School test results: rubric's cube

March 27, 1992

After all the arcane educational verbiage about "learning outcomes," "scale scores," and "response ratings," the bottom line in the scores recorded on Maryland's new student-competency tests is this: 30 to 35 percent of Maryland school children are performing at barely adequate levels and 40 percent are performing below adequate levels. About a quarter are doing fairly well, but only about 5 percent are performing at truly high levels.

The State Department of Education is to be commended for setting rigorous standards, for developing a new set of tests that document whether students are meeting those standards, for making the results public and for setting about to improve instruction.

However, the department bent too far to avoid bashing local schools with the results of the new exams. It produced a report that will leave the public befuddled.

At one point, the state education department identified the different performance levels as "advanced," "basic," "minimal" and "below minimal." Then, it decided not to use such labels for the public, instead giving parents and taxpayers such purposely dense explanations as, "Proficiency levels were. . . selected to be far enough apart to ensure that performance at each level represented qualitatively different proficiency and so that higher levels on scoring rubrics, rules, and keys correspond to higher proficiency levels."

That is an outrageous display of educational arrogance. The public deserves a direct and simple answer to the question, "How did our kids do on these tests?" Otherwise, the tests serve no purpose.
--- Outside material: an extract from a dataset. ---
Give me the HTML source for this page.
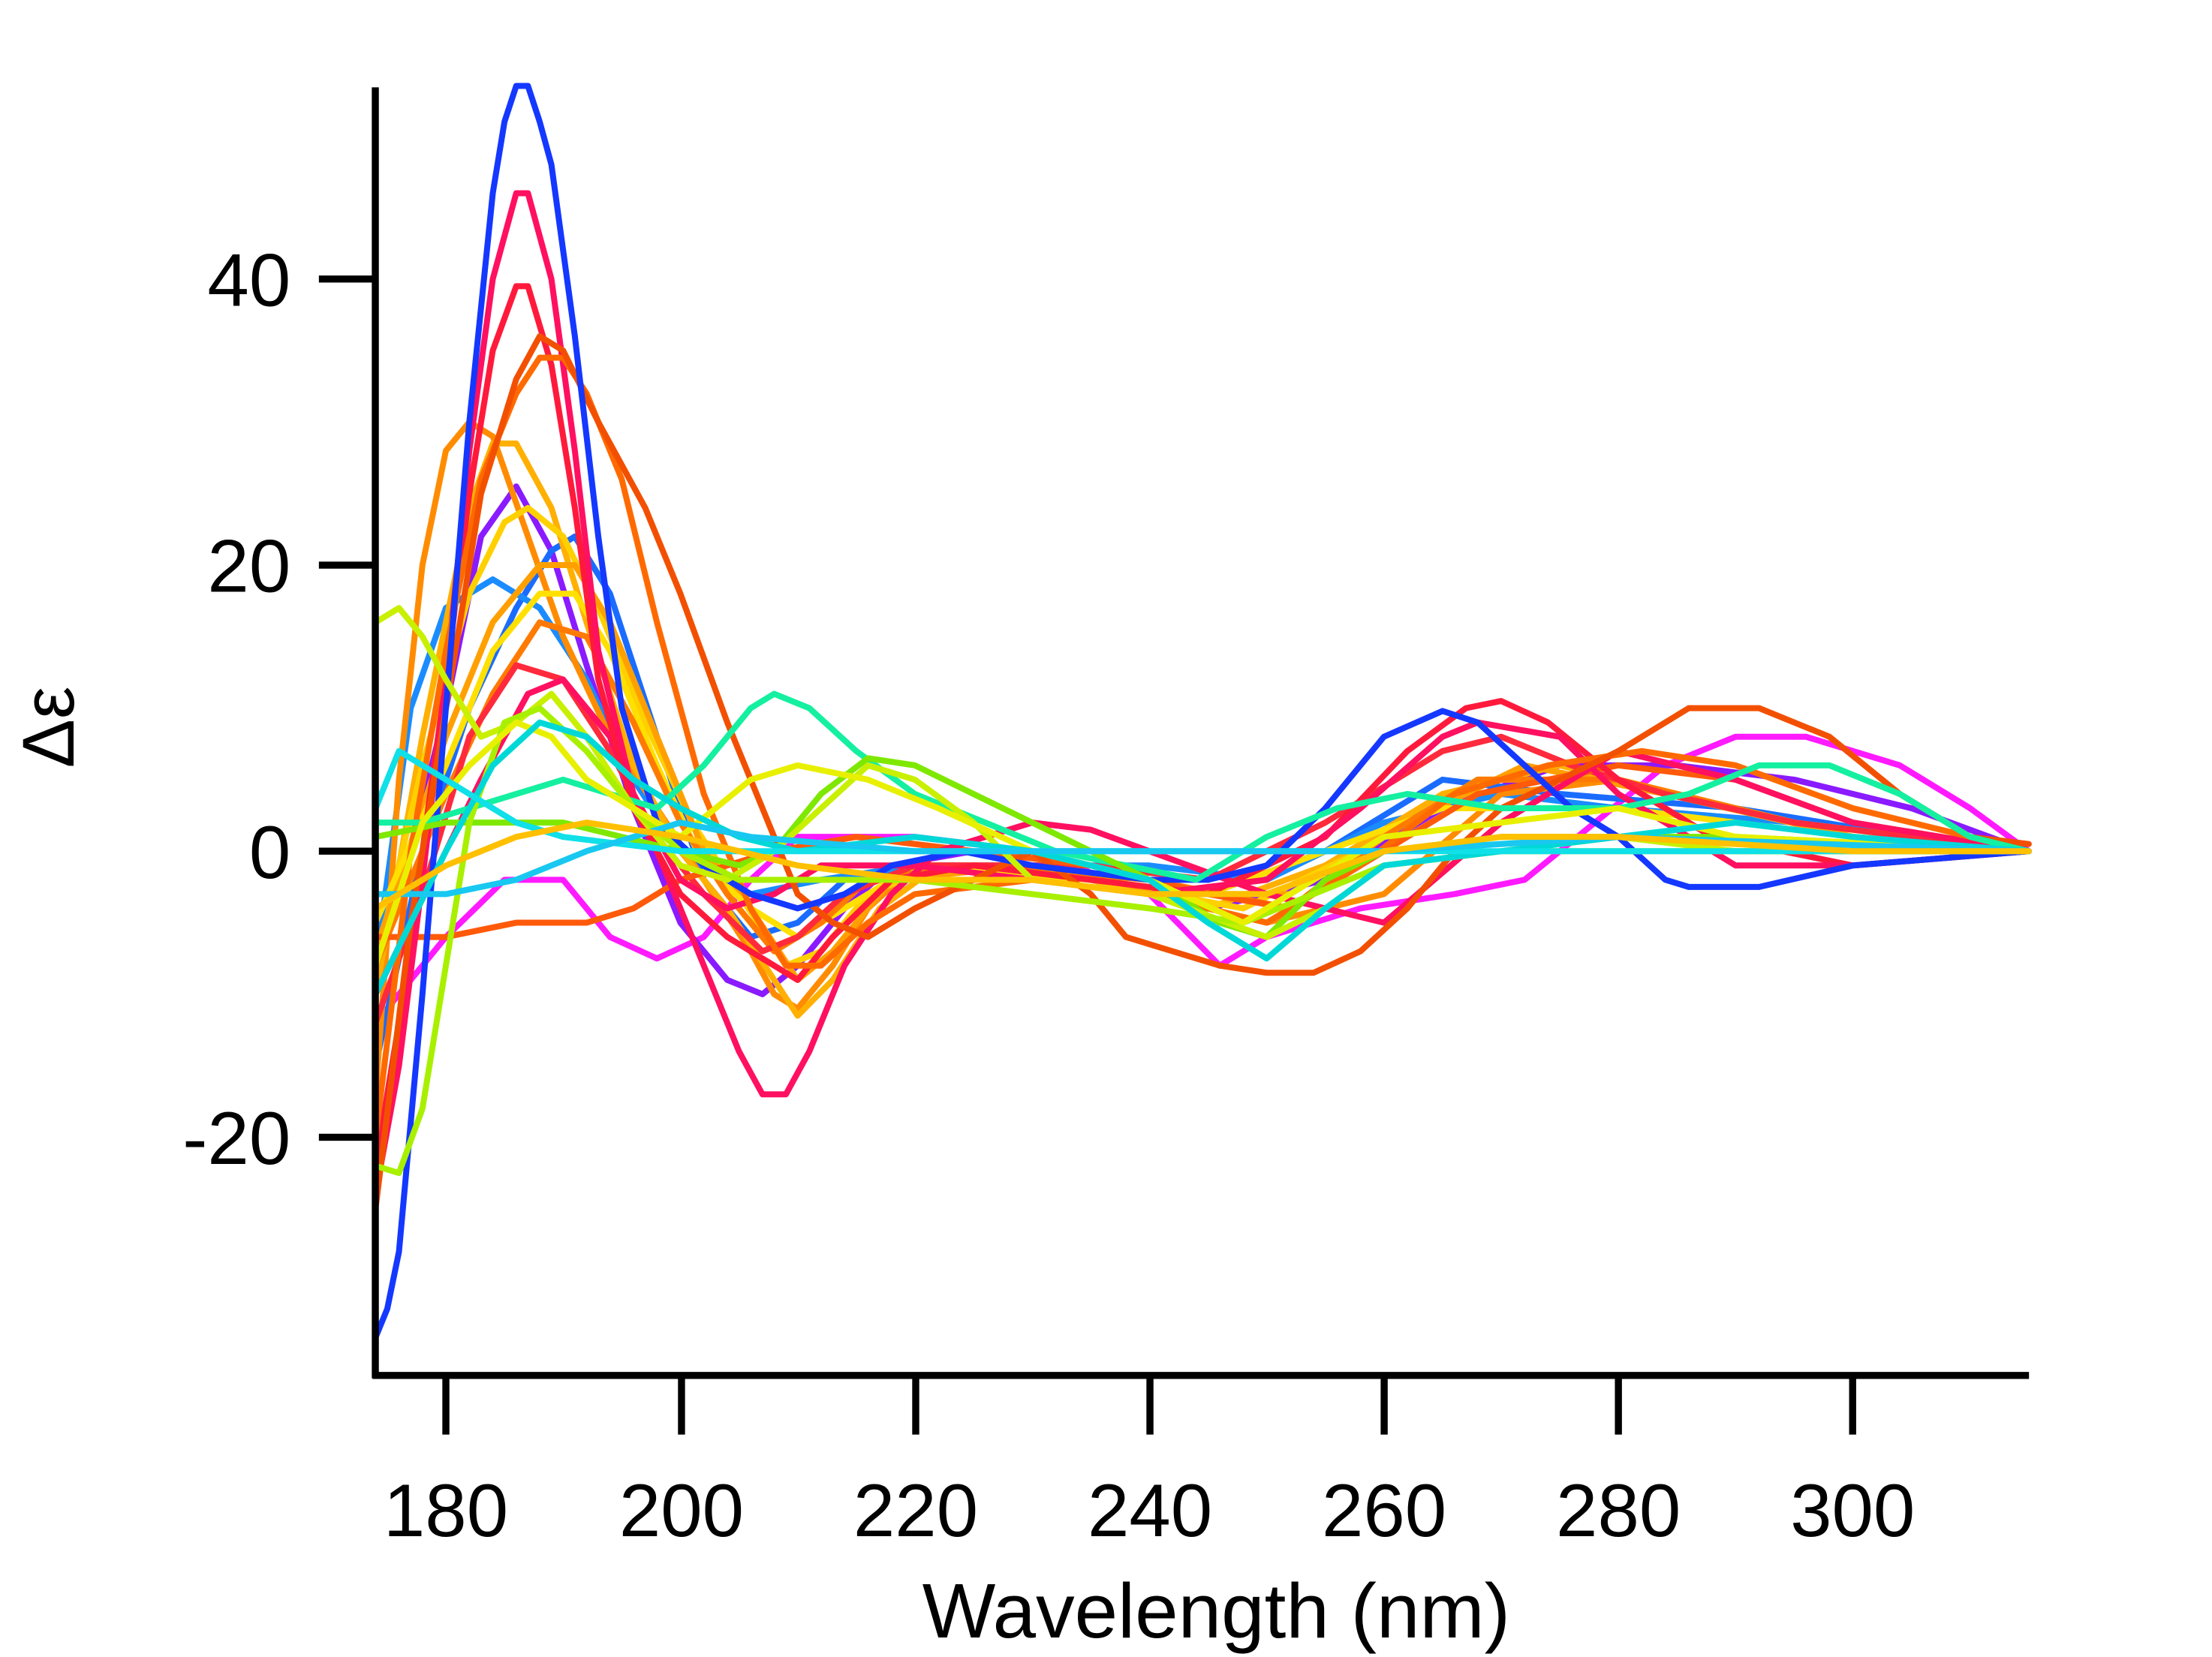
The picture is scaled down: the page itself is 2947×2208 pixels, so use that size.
<!DOCTYPE html>
<html><head><meta charset="utf-8"><style>
html,body{margin:0;padding:0;background:#fff}
svg{display:block}
text{font-family:"Liberation Sans",Arial,sans-serif;fill:#000}
</style></head><body>
<svg width="2947" height="2208" viewBox="0 0 1567.7 1175.8" preserveAspectRatio="none">
<rect width="1568" height="1176" fill="#fff"/>
<defs><clipPath id="c"><rect x="268" y="40" width="1172" height="934"/></clipPath></defs>
<g clip-path="url(#c)">
<g transform="translate(316,604) scale(8.31,-10.15)" fill="none" stroke-width="8" stroke-linejoin="round" stroke-linecap="round">
<polyline vector-effect="non-scaling-stroke" stroke="#ff1aff" points="-6,-12 0,-6 5,-2 10,-2 14,-6 18,-7.5 22,-6 26,-2 30,1 40,1 50,0 60,-3 66,-8 70,-6 78,-4 86,-3 92,-2 98,2 104,6 110,8 116,8 124,6 130,3 135,0"/>
<polyline vector-effect="non-scaling-stroke" stroke="#8a1aff" points="-6,-6 -3,0 0,10 3,22 6,25.5 9,21 12,13 16,3 20,-5 24,-9 27,-10 30,-8 34,-4 38,-1 45,0 55,-2 65,-4 75,-2 85,3 95,6 105,6 115,5 125,3 135,0"/>
<polyline vector-effect="non-scaling-stroke" stroke="#1a6cff" points="-6,-15 -2,0 2,10 6,17 9,21 11,22 14,18 18,8 22,-2 26,-6 30,-5 34,-2 40,-1 55,-1 65,-3 75,0 85,5 95,4 110,3 125,1 135,0"/>
<polyline vector-effect="non-scaling-stroke" stroke="#1a8cff" points="-6,-8 -3,10 0,17 4,19 8,17 12,12 16,5 20,0 26,-3 32,-2 40,-1 60,-1 70,-2 80,2 90,4 100,3 115,2 135,0"/>
<polyline vector-effect="non-scaling-stroke" stroke="#ff8c00" points="-6,-17 -4,5 -2,20 0,28 2,30 4,29 7,22 10,15 14,8 18,3 22,-2 26,-7 28,-10 30,-11 33,-8 36,-4 40,-1 50,-1 60,-3 70,-5 80,-3 90,4 100,5 110,3 120,1 135,0"/>
<polyline vector-effect="non-scaling-stroke" stroke="#ffb000" points="-6,-10 -2,8 2,24 4,28.5 6,28.5 9,24 12,16 16,6 20,0 24,-4 28,-9 30,-11.5 33,-9 37,-4 42,-1 55,-2 65,-4 75,-1 85,4 95,6 105,4 120,1 135,0"/>
<polyline vector-effect="non-scaling-stroke" stroke="#ffd000" points="-6,-8 -2,6 2,18 5,23 7,24 10,22 13,17 17,9 21,2 25,-3 29,-8 32,-7 36,-3 42,-1 55,-2 68,-4 78,0 88,5 100,5 115,2 135,0"/>
<polyline vector-effect="non-scaling-stroke" stroke="#ffa000" points="-6,-7 0,8 4,16 8,20 11,20 14,16 18,8 22,0 26,-4 30,-9 33,-7 38,-2 50,-1 62,-3 72,-3 82,2 92,6 104,4 120,1 135,0"/>
<polyline vector-effect="non-scaling-stroke" stroke="#ffe000" points="-6,-5 0,6 4,14 8,18 11,18 14,14 18,6 22,-1 26,-4 30,-6 34,-4 40,-1 55,-2 65,-3 75,0 85,3 100,3 120,1 135,0"/>
<polyline vector-effect="non-scaling-stroke" stroke="#ff7a00" points="-6,-8 0,4 4,11 8,16 12,15 16,9 20,2 24,-3 28,-7 32,-5 36,-2 45,-1 60,-2 72,-4 80,1 88,5 100,5 115,2 135,0"/>
<polyline vector-effect="non-scaling-stroke" stroke="#ff2a3c" points="-6,-12 -2,-3 2,8 6,13 10,12 14,7 18,1 22,-3 27,-7 30,-6 34,-3 40,-1 55,-1 65,-2 75,2 85,7 90,8 96,6 104,4 115,2 135,0"/>
<polyline vector-effect="non-scaling-stroke" stroke="#ff5a0a" points="-6,-6 0,-6 6,-5 12,-5 16,-4 20,-2 24,-1 28,0 35,1 45,0 55,-1 65,-3 72,-4 80,0 88,4 100,6 110,5 120,2 135,0"/>
<polyline vector-effect="non-scaling-stroke" stroke="#ff1060" points="-6,-10 -3,-5 0,0 3,5 7,11 10,12 14,8 18,0 22,-8 25,-14 27,-17 29,-17 31,-14 34,-8 38,-3 42,0 50,2 55,1.5 60,0 70,-3 80,-5 90,2 100,7 110,5 120,2 135,0"/>
<polyline vector-effect="non-scaling-stroke" stroke="#ff1a3c" points="-6,-22 -4,-12 -2,0 0,12 2,25 4,35 6,39.5 7,39.5 9,34 11,24 13,12 16,3 20,-3 24,-6 28,-8 30,-9 33,-6 38,-2 45,-1 55,-2 65,-3 75,1 82,7 87,10 90,10.5 94,9 100,5 108,1 120,-1 135,0"/>
<polyline vector-effect="non-scaling-stroke" stroke="#ff1060" points="-6,-24 -4,-15 -2,-2 0,12 2,28 4,40 6,46 7,46 9,40 11,28 13,14 16,4 20,-2 24,-4 28,-3 32,-1 40,-1 50,-2 60,-3 70,-2 78,3 85,8 88,9 95,8 100,4 110,-1 120,-1 135,0"/>
<polyline vector-effect="non-scaling-stroke" stroke="#ff6a00" points="-6,-20 -3,0 0,14 3,26 6,32 8,34.5 10,34.5 12,32 15,26 18,16 22,4 26,-4 29,-8 32,-8 36,-5 40,-3 50,-2 60,-3 70,-5 78,-1 86,4 94,6 102,7 110,6 120,3 135,0"/>
<polyline vector-effect="non-scaling-stroke" stroke="#f25000" points="-6,-25 -3,-5 0,10 3,25 6,33 8,36 10,35 13,30 17,24 20,18 24,9 28,1 30,-3 33,-5 36,-6 40,-4 45,-2 50,0 55,-3 58,-6 62,-7 66,-8 70,-8.5 74,-8.5 78,-7 82,-4 86,0 90,3 95,5 100,7 106,10 112,10 118,8 124,4 130,1 135,0.5"/>
<polyline vector-effect="non-scaling-stroke" stroke="#1438ff" points="-6,-34 -5,-32 -4,-28 -2,-10 0,10 2,30 4,46 5,51 6,53.5 7,53.5 8,51 9,48 11,36 13,22 15,10 18,2 22,-1 26,-3 30,-4 34,-3 38,-1 44,0 50,-1 60,-2 65,-2 70,-1 75,3 80,8 85,9.8 88,9 92,6 96,3 100,1 104,-2 106,-2.5 112,-2.5 120,-1 135,0"/>
<polyline vector-effect="non-scaling-stroke" stroke="#14f0a0" points="-6,2 -2,2 2,3 6,4 10,5 14,4 18,3 22,6 26,10 28,11 31,10 35,7 40,4 46,2 52,0 58,-1 64,-2 70,1 76,3 82,4 90,3 100,3 106,4 112,6 118,6 124,4 130,1 135,0"/>
<polyline vector-effect="non-scaling-stroke" stroke="#7fe800" points="-6,1 0,2 5,2 10,2 15,1 20,0 25,-1 28,0 32,4 36,6.5 40,6 45,4 50,2 55,0 60,-2 66,-5 70,-6 75,-2 80,0 90,1 110,1 135,0"/>
<polyline vector-effect="non-scaling-stroke" stroke="#c8f000" points="-6,16 -4,17 -2,15 0,12 3,8 6,9 9,11 12,8 16,3 20,-1 24,-2 28,0 32,3 36,6 40,5 45,2 50,-2 60,-3 70,-6 75,-4 80,-1 90,0 100,1 110,0 135,0"/>
<polyline vector-effect="non-scaling-stroke" stroke="#a8f000" points="-6,-22 -4,-22.5 -2,-18 0,-8 2,2 5,9 8,10 12,7 16,3 20,0 25,-2 30,-2 40,-2 50,-3 60,-4 68,-5 74,-3 80,-1 90,0 110,0 135,0"/>
<polyline vector-effect="non-scaling-stroke" stroke="#e8f000" points="-6,-8 -2,2 2,6 6,9 9,8 12,5 16,3 20,1 26,5 30,6 36,5 42,3 50,0 60,-2 68,-5 74,-2 80,1 90,2 100,3 110,1 135,0"/>
<polyline vector-effect="non-scaling-stroke" stroke="#00d8d8" points="-6,-10 -3,-5 0,0 4,6 8,9 12,8 16,5 20,3 25,1 30,0 40,1 50,0 60,-2 65,-5 70,-7.5 75,-4 80,-1 90,0 100,1 110,2 120,1 135,0"/>
<polyline vector-effect="non-scaling-stroke" stroke="#10e0e8" points="-6,3 -4,7 -2,6 2,4 6,2 10,1 20,0 30,0 60,0 100,0 135,0"/>
<polyline vector-effect="non-scaling-stroke" stroke="#18c8f0" points="-6,-3 0,-3 6,-2 12,0 20,2 26,1 40,0 80,0 100,1 135,0"/>
<polyline vector-effect="non-scaling-stroke" stroke="#ffc000" points="-6,-4 0,-1 6,1 12,2 20,1 30,-1 40,-2 50,-2 60,-3 70,-3 80,0 90,1 100,1 120,0 135,0"/>
</g></g>
<g stroke="#000" stroke-width="5" fill="none">
<line x1="266" y1="62" x2="266" y2="978"/>
<line x1="264" y1="976" x2="1438" y2="976"/>
<line x1="226" y1="198" x2="266" y2="198"/>
<line x1="226" y1="401" x2="266" y2="401"/>
<line x1="226" y1="604" x2="266" y2="604"/>
<line x1="226" y1="807" x2="266" y2="807"/>
<line x1="316" y1="976" x2="316" y2="1018"/>
<line x1="483" y1="976" x2="483" y2="1018"/>
<line x1="649" y1="976" x2="649" y2="1018"/>
<line x1="815" y1="976" x2="815" y2="1018"/>
<line x1="981" y1="976" x2="981" y2="1018"/>
<line x1="1147" y1="976" x2="1147" y2="1018"/>
<line x1="1313" y1="976" x2="1313" y2="1018"/>
</g>
<g font-size="53" text-anchor="end">
<text x="206" y="217">40</text>
<text x="206" y="420">20</text>
<text x="206" y="623">0</text>
<text x="206" y="826">-20</text>
</g>
<g font-size="53" text-anchor="middle">
<text x="316" y="1090">180</text>
<text x="483" y="1090">200</text>
<text x="649" y="1090">220</text>
<text x="815" y="1090">240</text>
<text x="981" y="1090">260</text>
<text x="1147" y="1090">280</text>
<text x="1313" y="1090">300</text>
<text x="862" y="1162" font-size="55">Wavelength (nm)</text>
</g>
<text x="0" y="0" font-size="52" text-anchor="middle" transform="translate(52,516) rotate(-90)">Δε</text>
</svg>
</body></html>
The department is right to remember that local schools must be its partners, not its adversaries, in school improvement efforts. Local officials are understandably concerned that it takes time to meet new standards -- standards which, in any case, were meant as goals for the year 2000. At this point, a state report excoriating the schools for poor performance would be counterproductive. But no one is well served by an intentionally fuzzed-up report designed to frustrate the public.

Despite a muddier-than-necessary report, the overall process is a good one. Maryland has placed itself among the national leaders in developing tests which measure not just basic competency but complex skills.

The next step is for the state to set performance standards on the tests -- and release the test results in plain, understandable English. Once that happens, Marylanders will have a clearer idea of what proportion of the state's students are performing at acceptable levels; school officials will be able to see what's working and what's not, and an informed community will be in a position to join the necessary effort to make this state's schools better.